#### Instruction:
In the material below, count the lines with the word "full" and state that number only.

## BEGIN Given records

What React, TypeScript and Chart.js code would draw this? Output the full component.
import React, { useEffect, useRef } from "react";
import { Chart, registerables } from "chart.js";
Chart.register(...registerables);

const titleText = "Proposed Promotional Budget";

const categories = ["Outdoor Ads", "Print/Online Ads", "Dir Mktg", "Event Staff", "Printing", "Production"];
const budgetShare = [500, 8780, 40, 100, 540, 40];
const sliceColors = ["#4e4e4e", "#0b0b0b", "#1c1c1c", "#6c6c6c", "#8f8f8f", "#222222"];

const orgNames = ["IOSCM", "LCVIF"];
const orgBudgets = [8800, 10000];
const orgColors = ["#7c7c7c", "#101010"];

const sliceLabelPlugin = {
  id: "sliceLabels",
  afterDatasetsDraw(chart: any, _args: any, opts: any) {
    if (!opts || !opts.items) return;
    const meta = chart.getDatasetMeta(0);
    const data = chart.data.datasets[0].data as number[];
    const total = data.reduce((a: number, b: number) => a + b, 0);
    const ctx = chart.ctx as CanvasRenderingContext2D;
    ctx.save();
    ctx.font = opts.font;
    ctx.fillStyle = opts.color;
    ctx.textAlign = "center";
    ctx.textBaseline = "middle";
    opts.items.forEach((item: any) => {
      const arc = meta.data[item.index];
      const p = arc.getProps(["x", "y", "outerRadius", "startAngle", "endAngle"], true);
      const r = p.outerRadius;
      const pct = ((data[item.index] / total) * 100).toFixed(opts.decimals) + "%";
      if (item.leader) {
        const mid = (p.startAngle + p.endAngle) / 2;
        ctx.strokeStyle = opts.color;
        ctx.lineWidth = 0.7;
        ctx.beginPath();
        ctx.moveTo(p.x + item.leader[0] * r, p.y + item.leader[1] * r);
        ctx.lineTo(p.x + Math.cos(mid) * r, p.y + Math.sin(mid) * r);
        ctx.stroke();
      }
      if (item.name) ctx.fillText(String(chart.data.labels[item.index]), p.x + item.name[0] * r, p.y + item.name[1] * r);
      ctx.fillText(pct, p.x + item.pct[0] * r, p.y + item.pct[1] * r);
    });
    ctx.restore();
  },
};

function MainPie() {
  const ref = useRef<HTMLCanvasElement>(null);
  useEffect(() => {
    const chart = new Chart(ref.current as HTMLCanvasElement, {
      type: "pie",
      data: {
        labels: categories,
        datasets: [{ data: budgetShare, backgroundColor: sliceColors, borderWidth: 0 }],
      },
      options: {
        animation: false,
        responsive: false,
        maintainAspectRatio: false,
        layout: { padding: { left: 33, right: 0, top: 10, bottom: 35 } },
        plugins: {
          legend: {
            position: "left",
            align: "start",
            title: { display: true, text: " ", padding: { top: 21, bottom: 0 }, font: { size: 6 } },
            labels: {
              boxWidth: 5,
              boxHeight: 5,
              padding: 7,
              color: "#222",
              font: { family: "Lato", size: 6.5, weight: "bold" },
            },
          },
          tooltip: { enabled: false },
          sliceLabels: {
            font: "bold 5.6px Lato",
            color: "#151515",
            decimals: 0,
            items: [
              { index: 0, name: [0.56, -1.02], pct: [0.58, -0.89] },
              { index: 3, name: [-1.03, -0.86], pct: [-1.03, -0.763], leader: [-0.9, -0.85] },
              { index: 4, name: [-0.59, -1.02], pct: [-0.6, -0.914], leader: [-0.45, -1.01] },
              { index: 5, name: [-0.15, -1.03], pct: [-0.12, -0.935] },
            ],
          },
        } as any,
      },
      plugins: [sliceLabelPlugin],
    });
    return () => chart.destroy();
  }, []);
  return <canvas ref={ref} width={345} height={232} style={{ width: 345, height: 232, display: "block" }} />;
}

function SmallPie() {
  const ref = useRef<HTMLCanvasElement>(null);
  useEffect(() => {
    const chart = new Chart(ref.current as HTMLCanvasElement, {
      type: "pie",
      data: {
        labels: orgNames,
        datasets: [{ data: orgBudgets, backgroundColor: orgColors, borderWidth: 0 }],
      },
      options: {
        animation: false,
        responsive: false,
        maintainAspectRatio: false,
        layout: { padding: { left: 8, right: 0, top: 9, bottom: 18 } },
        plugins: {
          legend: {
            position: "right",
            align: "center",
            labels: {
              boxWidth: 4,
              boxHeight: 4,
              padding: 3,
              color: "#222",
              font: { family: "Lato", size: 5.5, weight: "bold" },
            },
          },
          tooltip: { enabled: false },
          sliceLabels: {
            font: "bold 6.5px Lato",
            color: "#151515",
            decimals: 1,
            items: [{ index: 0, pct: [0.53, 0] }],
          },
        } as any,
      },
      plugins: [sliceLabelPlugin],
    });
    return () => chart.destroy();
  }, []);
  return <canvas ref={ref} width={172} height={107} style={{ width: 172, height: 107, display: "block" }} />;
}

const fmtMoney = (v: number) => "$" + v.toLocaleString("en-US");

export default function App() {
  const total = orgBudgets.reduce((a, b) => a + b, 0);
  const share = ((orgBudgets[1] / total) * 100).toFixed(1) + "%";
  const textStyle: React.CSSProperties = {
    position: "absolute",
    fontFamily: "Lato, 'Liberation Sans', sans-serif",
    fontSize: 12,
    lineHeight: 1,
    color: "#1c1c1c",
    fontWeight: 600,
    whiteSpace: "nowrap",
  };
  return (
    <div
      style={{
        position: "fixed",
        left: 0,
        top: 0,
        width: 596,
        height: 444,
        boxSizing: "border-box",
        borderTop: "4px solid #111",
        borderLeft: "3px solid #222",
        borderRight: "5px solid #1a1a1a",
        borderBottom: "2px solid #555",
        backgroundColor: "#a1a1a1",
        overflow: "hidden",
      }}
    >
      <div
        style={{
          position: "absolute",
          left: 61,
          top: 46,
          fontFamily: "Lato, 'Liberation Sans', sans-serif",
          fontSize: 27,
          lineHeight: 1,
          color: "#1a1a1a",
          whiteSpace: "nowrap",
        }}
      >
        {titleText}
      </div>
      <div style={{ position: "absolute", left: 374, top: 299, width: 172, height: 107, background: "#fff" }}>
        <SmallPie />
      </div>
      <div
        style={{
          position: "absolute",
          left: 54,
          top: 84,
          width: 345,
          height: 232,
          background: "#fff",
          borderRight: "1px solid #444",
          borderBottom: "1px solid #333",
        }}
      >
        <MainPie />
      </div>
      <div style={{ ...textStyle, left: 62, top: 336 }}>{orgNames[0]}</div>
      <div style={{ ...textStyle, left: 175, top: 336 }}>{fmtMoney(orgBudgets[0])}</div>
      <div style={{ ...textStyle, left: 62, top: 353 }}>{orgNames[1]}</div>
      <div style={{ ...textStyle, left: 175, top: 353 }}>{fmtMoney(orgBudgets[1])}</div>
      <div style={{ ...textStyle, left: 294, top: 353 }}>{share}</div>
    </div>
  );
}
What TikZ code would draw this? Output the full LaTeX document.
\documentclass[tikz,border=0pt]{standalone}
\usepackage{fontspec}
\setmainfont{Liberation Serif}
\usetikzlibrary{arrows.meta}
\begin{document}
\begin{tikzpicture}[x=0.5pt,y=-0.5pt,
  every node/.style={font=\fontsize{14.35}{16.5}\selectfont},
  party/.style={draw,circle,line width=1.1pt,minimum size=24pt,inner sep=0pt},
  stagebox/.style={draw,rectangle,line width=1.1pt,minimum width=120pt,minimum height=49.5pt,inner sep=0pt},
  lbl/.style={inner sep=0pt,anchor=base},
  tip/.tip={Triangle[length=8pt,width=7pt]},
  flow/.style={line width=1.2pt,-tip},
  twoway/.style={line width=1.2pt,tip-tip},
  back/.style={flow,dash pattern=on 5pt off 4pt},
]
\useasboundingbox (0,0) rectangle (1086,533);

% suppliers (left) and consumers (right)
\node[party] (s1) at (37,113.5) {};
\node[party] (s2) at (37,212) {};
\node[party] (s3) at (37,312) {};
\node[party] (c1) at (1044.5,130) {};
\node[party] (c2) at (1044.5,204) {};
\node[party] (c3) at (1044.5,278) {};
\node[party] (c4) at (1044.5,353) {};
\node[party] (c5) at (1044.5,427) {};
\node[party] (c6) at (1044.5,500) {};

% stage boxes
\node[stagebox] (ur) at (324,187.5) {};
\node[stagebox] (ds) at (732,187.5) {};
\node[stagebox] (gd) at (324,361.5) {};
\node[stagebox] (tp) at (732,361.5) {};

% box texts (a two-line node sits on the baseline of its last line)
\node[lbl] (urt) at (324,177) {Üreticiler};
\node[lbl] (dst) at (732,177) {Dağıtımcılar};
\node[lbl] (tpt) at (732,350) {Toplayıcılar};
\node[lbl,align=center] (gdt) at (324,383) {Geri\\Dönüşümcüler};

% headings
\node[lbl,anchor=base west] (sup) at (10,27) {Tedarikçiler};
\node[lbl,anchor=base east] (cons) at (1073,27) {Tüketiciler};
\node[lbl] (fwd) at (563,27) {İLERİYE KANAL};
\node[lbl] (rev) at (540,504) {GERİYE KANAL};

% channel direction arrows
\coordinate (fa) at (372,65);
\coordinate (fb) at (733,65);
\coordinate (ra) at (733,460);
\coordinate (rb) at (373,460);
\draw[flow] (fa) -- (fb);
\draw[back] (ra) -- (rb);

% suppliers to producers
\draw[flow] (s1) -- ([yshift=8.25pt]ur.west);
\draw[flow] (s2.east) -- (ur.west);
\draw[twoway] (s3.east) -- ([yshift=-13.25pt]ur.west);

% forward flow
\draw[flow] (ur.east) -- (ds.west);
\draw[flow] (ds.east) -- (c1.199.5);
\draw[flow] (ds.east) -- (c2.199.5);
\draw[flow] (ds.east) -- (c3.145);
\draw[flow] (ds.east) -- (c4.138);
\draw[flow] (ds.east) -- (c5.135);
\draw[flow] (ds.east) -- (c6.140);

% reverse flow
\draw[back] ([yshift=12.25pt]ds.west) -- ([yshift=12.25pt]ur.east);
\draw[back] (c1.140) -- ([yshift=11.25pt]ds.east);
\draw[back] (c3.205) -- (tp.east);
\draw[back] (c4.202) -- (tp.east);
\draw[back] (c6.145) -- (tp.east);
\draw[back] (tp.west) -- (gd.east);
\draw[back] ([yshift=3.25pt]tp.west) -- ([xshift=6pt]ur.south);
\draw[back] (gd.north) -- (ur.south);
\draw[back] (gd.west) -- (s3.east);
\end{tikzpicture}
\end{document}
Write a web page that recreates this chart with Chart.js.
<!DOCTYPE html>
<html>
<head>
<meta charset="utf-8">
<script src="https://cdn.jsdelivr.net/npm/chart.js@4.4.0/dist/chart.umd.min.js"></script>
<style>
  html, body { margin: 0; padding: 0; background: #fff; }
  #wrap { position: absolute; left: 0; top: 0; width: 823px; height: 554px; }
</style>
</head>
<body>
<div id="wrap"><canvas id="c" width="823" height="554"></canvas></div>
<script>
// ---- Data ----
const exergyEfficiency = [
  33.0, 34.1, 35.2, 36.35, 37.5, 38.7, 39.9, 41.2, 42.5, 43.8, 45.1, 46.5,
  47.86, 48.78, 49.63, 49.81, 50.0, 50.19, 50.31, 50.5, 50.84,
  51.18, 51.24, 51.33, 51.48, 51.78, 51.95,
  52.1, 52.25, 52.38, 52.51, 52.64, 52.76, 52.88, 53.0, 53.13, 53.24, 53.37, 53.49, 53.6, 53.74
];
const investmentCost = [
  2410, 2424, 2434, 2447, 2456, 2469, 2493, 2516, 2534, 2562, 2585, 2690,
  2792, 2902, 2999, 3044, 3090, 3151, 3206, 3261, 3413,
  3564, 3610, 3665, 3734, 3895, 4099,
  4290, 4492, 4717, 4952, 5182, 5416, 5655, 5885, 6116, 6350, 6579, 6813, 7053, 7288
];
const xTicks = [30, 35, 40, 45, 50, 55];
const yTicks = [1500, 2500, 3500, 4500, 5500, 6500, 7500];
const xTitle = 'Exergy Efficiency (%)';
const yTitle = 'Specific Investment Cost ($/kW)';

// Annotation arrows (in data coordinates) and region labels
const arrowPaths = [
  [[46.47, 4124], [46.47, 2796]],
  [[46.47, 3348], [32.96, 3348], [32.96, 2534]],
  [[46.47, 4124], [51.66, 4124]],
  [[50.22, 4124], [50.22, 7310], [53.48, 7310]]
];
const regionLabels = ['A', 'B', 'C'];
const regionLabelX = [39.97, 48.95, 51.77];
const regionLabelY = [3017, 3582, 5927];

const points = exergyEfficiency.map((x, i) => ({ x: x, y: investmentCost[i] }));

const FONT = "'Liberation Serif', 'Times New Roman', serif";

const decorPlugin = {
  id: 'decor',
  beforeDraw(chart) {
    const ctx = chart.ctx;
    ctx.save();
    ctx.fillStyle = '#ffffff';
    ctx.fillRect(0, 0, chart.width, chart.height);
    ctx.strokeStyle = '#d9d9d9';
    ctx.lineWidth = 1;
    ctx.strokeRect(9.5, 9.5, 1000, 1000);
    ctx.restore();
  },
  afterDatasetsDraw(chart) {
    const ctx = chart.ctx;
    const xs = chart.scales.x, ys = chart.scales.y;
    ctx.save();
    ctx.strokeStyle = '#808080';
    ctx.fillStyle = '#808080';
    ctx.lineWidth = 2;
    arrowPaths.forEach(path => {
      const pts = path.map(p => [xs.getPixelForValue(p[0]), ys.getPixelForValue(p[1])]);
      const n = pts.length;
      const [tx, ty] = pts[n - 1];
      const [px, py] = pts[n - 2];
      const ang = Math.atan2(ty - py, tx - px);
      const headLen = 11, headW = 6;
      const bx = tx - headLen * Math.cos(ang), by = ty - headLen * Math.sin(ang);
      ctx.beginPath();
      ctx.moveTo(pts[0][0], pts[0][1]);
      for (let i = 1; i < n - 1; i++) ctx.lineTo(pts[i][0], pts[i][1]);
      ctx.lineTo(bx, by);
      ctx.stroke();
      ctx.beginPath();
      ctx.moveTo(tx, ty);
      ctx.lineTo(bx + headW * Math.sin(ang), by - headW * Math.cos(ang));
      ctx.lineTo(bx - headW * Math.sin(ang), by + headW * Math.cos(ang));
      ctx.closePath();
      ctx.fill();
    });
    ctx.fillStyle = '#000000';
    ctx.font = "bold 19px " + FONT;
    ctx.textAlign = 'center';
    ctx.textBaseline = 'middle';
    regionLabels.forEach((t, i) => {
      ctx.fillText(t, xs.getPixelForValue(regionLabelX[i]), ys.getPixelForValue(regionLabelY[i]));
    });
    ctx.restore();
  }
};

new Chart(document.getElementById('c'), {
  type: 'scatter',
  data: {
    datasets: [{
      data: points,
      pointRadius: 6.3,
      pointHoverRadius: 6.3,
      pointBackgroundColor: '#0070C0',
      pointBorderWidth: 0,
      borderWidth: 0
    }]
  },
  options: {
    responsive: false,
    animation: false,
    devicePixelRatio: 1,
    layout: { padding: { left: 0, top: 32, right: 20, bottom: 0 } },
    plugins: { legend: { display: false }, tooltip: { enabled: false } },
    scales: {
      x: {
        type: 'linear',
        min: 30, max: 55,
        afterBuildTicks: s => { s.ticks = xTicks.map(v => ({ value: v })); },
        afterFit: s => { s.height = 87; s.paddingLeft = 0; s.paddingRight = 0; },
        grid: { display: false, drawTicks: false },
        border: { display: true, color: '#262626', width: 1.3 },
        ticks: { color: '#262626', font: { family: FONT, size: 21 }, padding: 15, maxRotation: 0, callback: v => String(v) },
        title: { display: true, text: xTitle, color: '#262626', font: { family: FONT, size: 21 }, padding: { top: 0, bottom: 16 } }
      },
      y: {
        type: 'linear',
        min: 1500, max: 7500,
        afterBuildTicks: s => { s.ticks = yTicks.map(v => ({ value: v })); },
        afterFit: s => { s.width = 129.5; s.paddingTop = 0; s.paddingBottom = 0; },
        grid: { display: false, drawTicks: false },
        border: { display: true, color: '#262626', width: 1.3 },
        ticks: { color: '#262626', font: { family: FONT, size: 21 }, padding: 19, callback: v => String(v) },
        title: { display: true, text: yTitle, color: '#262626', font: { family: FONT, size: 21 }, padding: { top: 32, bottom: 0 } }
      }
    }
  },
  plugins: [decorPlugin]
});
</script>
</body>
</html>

## END Given records

#### Worked answer:
2